Earlier this year, Walls presented his research examining how organizational policies and practices can help support students’ emotional and social needs to all superintendents in the region.
NEWESD superintendent Michael Dunn said that districts were sold.
“It is hard to argue with its importance, so in the spirit of wanting to do what is right, and in being a good partner with higher education, we see this as a very worthy undertaking,” Dunn said.
No one-size-fits-all definition
Walls said caring isn’t a one-size-fits-all practice. It is something that is specific to the individual needs of students.

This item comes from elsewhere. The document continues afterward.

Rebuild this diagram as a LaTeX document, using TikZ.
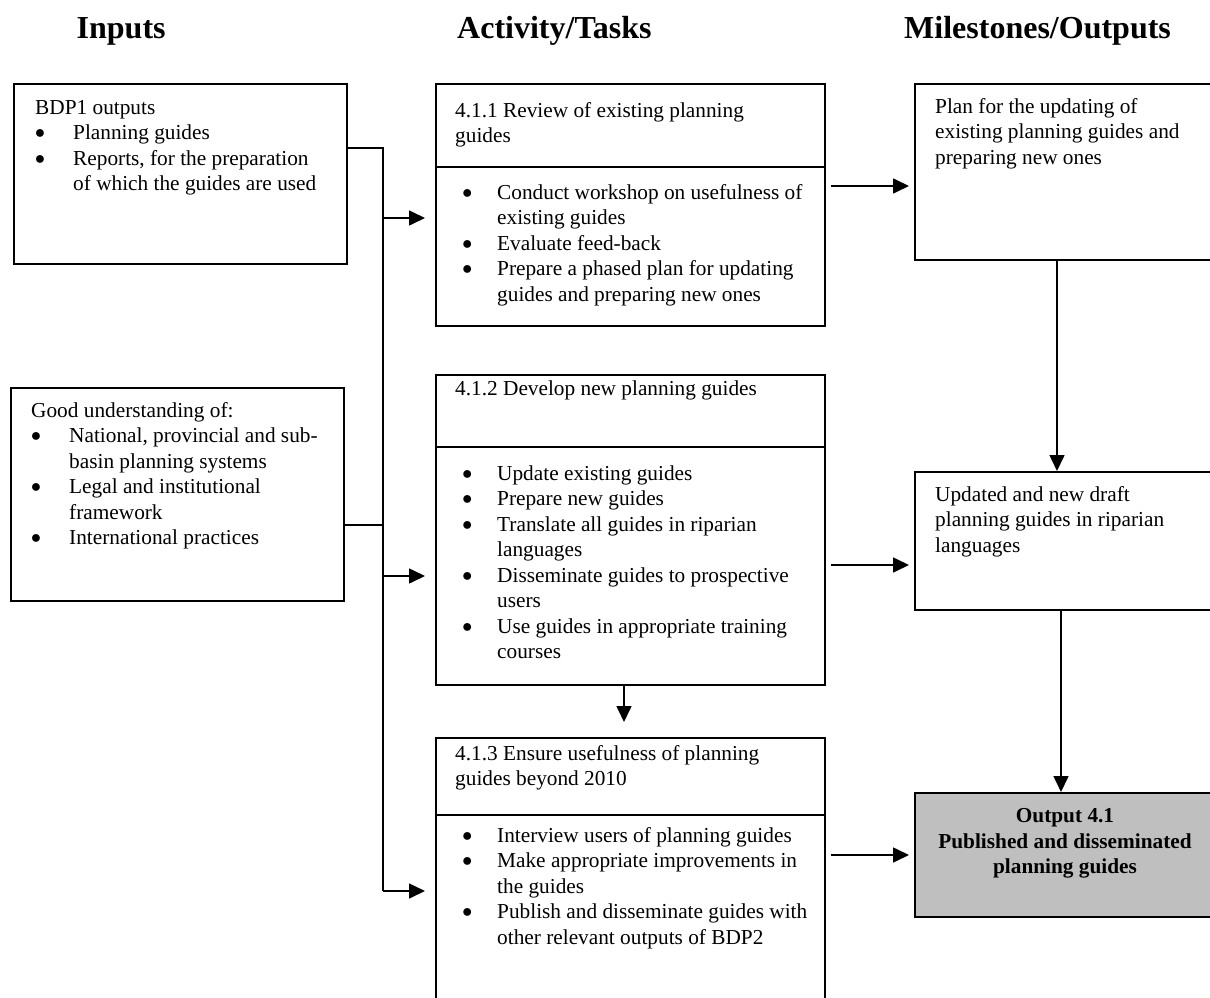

Thus, it doesn’t so much matter what he thinks caring is, but what the student who needs the caring thinks it is.
“I also think that for schools, but especially for districts, caring and social support aren’t so much ‘overlooked’ as it is something that has been taken for granted, or that districts haven’t had to think about before,” Walls said. “We assume that teachers really care for kids, and often they do, but there are also kids who don’t have an adult at school who they can turn to, and there are also a lot of kids who feel like the adults in their lives care for them, but this often gets crowded out by academic expectations and pressure to achieve.”
As part of the project, NEWESD officials will help connect Walls with superintendents and district leaders so that he can interview them about what they currently are doing to provide system-level support for student care, as well as what they feel their shortcomings and areas for growth are.
“At NEWESD, we are a conduit to, a convener of, and a collaborator with the 59 public school districts and the public charter and private schools in our region,” Dunn said. “We will work with Dr. Walls in helping him have access to them, and them to him. And because this is a topic he cares about, and we care about, we are all interested to learn from it.”
Ultimately, Walls said the project will result in a rubric and toolkit to help district leaders assess their current strengths and weakness in supporting caring schools, as well as develop recommendations and organizational activities to build capacity to address identified weaknesses.
“Districts often find themselves reacting to problems or tragedies, such as bullying or attempted suicides, but I hope this can help them with proactive plans to help students feel supported,” Walls said.